- Rows -
_____

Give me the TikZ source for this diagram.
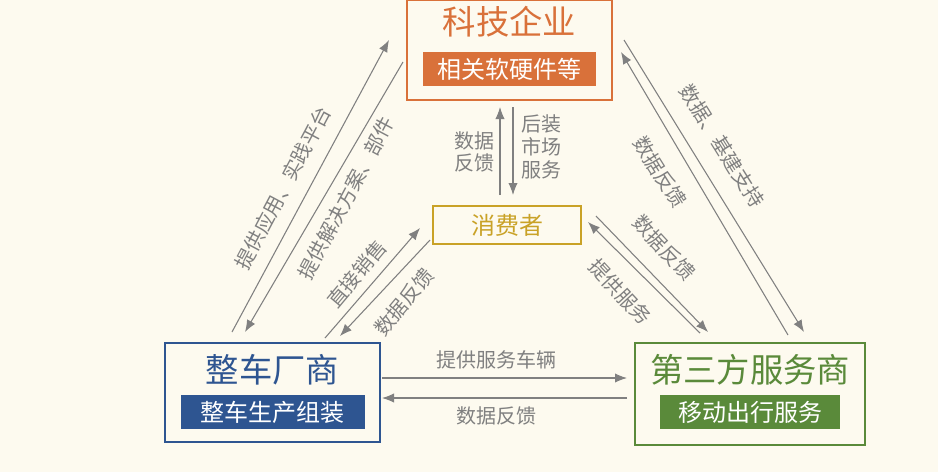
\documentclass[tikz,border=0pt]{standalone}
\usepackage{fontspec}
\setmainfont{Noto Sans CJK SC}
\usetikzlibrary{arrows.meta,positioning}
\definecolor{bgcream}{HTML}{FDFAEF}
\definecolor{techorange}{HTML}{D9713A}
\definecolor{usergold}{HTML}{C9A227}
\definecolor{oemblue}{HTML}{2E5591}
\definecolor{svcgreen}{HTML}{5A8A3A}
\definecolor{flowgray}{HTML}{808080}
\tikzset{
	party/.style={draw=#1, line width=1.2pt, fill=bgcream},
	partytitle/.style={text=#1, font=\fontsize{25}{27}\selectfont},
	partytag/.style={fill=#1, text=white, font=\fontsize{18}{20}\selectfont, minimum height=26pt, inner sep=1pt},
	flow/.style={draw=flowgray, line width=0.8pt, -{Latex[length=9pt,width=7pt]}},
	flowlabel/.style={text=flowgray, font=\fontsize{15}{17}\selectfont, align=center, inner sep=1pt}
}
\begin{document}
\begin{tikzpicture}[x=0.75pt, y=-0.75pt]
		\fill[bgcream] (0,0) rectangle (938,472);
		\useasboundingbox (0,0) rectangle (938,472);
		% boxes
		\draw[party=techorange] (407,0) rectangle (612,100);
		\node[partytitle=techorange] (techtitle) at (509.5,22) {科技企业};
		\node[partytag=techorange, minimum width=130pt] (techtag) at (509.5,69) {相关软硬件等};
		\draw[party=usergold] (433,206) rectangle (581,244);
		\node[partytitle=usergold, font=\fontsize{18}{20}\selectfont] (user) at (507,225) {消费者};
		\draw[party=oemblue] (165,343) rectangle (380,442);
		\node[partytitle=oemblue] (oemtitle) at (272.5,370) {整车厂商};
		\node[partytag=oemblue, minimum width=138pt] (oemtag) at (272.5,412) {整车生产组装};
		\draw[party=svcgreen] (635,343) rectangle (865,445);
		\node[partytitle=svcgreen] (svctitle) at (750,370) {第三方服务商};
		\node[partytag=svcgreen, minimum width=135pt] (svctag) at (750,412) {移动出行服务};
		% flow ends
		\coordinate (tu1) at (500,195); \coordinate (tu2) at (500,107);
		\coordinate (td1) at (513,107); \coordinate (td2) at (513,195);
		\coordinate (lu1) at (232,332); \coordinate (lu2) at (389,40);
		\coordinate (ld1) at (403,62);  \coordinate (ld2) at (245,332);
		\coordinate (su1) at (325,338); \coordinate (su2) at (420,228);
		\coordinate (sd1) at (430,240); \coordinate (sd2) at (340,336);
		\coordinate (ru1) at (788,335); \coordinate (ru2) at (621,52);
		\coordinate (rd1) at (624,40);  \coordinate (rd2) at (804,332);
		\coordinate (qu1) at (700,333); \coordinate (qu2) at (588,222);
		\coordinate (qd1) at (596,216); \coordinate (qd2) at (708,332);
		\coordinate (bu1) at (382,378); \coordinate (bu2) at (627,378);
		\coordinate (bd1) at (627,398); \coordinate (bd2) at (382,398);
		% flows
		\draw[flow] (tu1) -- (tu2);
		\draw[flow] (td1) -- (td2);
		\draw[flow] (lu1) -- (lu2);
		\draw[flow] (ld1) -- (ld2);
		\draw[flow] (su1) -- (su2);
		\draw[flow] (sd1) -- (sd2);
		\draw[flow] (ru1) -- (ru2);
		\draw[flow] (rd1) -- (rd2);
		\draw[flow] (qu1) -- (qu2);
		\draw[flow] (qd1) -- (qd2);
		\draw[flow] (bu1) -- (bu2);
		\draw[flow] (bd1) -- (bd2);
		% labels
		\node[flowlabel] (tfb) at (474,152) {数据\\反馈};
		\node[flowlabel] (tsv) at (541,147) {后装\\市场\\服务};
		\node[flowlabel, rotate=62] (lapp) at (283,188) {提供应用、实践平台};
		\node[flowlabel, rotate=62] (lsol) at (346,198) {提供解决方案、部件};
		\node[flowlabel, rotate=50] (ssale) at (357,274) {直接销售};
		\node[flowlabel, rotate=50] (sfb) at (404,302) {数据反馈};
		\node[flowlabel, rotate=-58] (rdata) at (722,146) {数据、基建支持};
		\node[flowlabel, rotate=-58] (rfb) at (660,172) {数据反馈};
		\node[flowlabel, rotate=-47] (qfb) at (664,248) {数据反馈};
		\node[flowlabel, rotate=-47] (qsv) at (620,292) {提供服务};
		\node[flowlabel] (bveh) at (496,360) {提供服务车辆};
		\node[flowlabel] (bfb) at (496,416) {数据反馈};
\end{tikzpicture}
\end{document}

_____

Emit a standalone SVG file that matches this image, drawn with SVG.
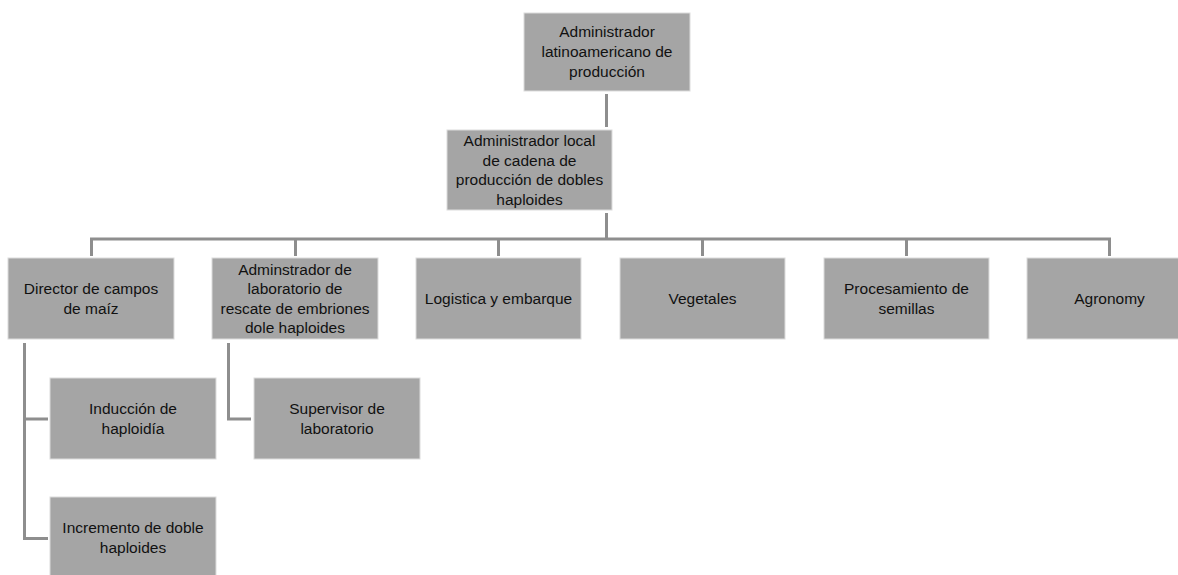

_____

- Task objective -
Copy each line of the records containing the string "this".

- Exercise result -
Give me the TikZ source for this diagram.
Emit a standalone SVG file that matches this image, drawn with SVG.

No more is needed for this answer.